Saint-Exupéry menyajikan pertunjukan yang merepresentasikan berbagai kelemahan manusia dewasa. Misalnya, dalam pertemuannya dengan seorang raja yang duduk sendirian di singgasana, menjadi tamparan bahwa kekuasaan yang absolut sering kali tak berisi dan sepi. Lalu, ada pula seorang pengusaha yang menghitung bintang-bintang sebagai aset yang dimilikinya, namun tak benar-benar merasakan keindahan langit malam.
Pertemuan Pangeran Cilik dengan karakter-karakter ini adalah sebuah sindiran halus namun bermakna mendalam bagi orang dewasa yang sering kali terlalu sibuk mengejar hal-hal materiil atau kekuasaan. Mereka mengejar kebahagiaan dalam bentuk yang semu, sementara nilai-nilai yang sejati justru terlupakan.
Dalam percakapan dengan rubah, Saint-Exupéry menulis, “Hanya lewat hati kita melihat dengan baik. Yang terpenting tidak tampak di mata.” Mengajarkan tentang pentingnya melihat sesuatu dengan melampaui permukaan dan terhubung dengan hati kita untuk melihat yang sejati. Kebahagiaan sejati bukanlah sesuatu yang dapat diukur ataupun dilihat, melainkan sesuatu yang dirasakan dan terjalin melalui hubungan dengan orang lain, rasa syukur, dan kebijaksanaan dalam melihat dunia.
Di awal buku, kita diperkenalkan pada pengalaman sang pilot saat masih kecil, yang menggambar seekor ular boa yang menelan gajah. Ketika ia menunjukkan gambar itu pada orang dewasa, mereka justru mengira itu adalah topi. Orang dewasa, menurut sang pilot, seringkali terjebak dalam persepsi yang dangkal, mengabaikan imajinasi yang lebih kaya. “Orang dewasa tidak pernah mengerti apa-apa sendiri, dan sangat membosankan bagi anak-anak untuk selalu memberi penjelasan,” tulis Saint-Exupéry.
Dengan gaya penuturan yang lembut dan sederhana, penulis mengkritik cara pandang orang dewasa yang sering kali tidak peka dan terlalu berfokus pada logika.

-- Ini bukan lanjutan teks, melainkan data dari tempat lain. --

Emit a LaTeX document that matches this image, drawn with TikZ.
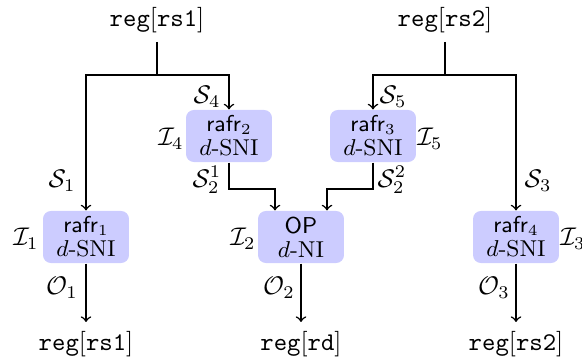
\documentclass[tikz,border=0pt]{standalone}
\usetikzlibrary{calc}
\begin{document}
\begin{tikzpicture}[x=0.392pt,y=-0.392pt,
  conn/.style={semithick},
  arr/.style={semithick,->},
  blk/.style={fill=blue!20,rounded corners=3.1pt,minimum width=33.7pt,minimum height=20.4pt,inner sep=1pt,align=center,font=\fontsize{9}{9.3}\selectfont},
  reg/.style={inner sep=3.33pt},
  lab/.style={inner sep=0pt}]
\useasboundingbox (0,0) rectangle (582,360);
% top registers
\node[reg,anchor=south] (r1) at (157,42) {\texttt{reg}$[\texttt{rs1}]$};
\node[reg,anchor=south] (r2) at (445,42) {\texttt{reg}$[\texttt{rs2}]$};
\coordinate (j1) at (157,75);
\coordinate (j2) at (445,75);
% blocks
\node[blk] (b1) at (86,237) {\textsf{rafr}$_1$\\$d$-SNI};
\node[blk] (b2) at (229,136) {\textsf{rafr}$_2$\\$d$-SNI};
\node[blk] (b3) at (373,136) {\textsf{rafr}$_3$\\$d$-SNI};
\node[blk] (b4) at (516,237) {\textsf{rafr}$_4$\\$d$-SNI};
\node[blk] (op) at (301,237) {\textsf{OP}\\$d$-NI};
% bottom registers
\node[reg,anchor=north] (o1) at (86,322) {\texttt{reg}$[\texttt{rs1}]$};
\node[reg,anchor=north] (o2) at (301,322) {\texttt{reg}$[\texttt{rd}]$};
\node[reg,anchor=north] (o3) at (516,322) {\texttt{reg}$[\texttt{rs2}]$};
\coordinate (k1) at (275,189);
\coordinate (k2) at (327,189);
% connectors
\draw[conn] (r1.south) -- (j1);
\draw[conn] (r2.south) -- (j2);
\draw[arr] (j1) -| (b1.north);
\draw[arr] (j1) -| (b2.north);
\draw[arr] (j2) -| (b3.north);
\draw[arr] (j2) -| (b4.north);
\draw[arr] (b2.south) |- (k1) -- (k1 |- op.north);
\draw[arr] (b3.south) |- (k2) -- (k2 |- op.north);
\draw[arr] (b1.south) -- (o1.north);
\draw[arr] (op.south) -- (o2.north);
\draw[arr] (b4.south) -- (o3.north);
% labels
\node[lab] (s4) at (207,97) {$\mathcal{S}_4$};
\node[lab] (s5) at (393,97) {$\mathcal{S}_5$};
\node[lab] (i4) at (171,139) {$\mathcal{I}_4$};
\node[lab] (i5) at (430,139) {$\mathcal{I}_5$};
\node[lab] (s21) at (207,180) {$\mathcal{S}_2^1$};
\node[lab] (s22) at (392,180) {$\mathcal{S}_2^2$};
\node[lab] (s1) at (62,181) {$\mathcal{S}_1$};
\node[lab] (s3) at (538,181) {$\mathcal{S}_3$};
\node[lab] (i1) at (26,239) {$\mathcal{I}_1$};
\node[lab] (i2) at (243,239) {$\mathcal{I}_2$};
\node[lab] (i3) at (573,239) {$\mathcal{I}_3$};
\node[lab] (q1) at (62,288) {$\mathcal{O}_1$};
\node[lab] (q2) at (279,288) {$\mathcal{O}_2$};
\node[lab] (q3) at (494,288) {$\mathcal{O}_3$};
\end{tikzpicture}
\end{document}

Imajinasi, empati, dan pandangan anak-anak yang penuh keingintahuan serta keterbukaan, hilang seiring berjalannya waktu, tergantikan dengan rutinitas dan pola pikir yang kaku.
Kisah ini menjadi pengingat bahwa mempertahankan sisi kanak-kanak bukan berarti tidak dewasa, melainkan menjaga cara pandang yang jujur, terbuka, dan tidak terperangkap oleh batasan-batasan dunia. Salah satu hubungan paling mendalam yang dialami oleh Pangeran Cilik adalah dengan seekor rubah yang ia temui di bumi. Dalam salah satu kutipan yang terkenal, rubah mengatakan, “Kamulah yang membuatku merasa istimewa.” Dengan membangun hubungan yang saling terhubung, baik itu persahabatan atau cinta, kita merasakan adanya tanggung jawab emosional untuk saling menjaga dan menghargai.
Saint-Exupéry dengan apik menunjukkan bahwa relasi antar manusia tidaklah sekadar pertemuan yang dangkal, melainkan juga melibatkan rasa tanggung jawab untuk saling merawat, memahami, dan menghargai. Hingga di puncak cerita, yang menjadi ketakutan seluruh manusia di bumi, yakni tentang kehilangan. Pembaca akan dipertontonkan dengan perpisahan Pangeran Cilik yang kembali ke planet, dan mengakhiri perbincangannya dengan si pilot yang telah menyelesaikan perbaikan pesawatnya juga.
Sang pilot memang merasa kehilangan, namun ia juga mendapat pencerahan bahwa setiap pertemuan akan meninggalkan jejak yang abadi. Pangeran Cilik berkata kepada si Pilot, “Saat kau memandang langit di malam hari, karena aku tinggal di salah satu dari bintang-bintang itu, maka saat kau melihat langit, bagimu semua bintang akan terasa tertawa.” Lewat ungkapan itu, kita diingatkan bahwa dalam setiap kehilangan, selalu ada jejak kebersamaan yang tidak akan hilang. Begitu pula dalam hidup, pertemuan dan perpisahan adalah bagian dari perjalanan yang harus diterima.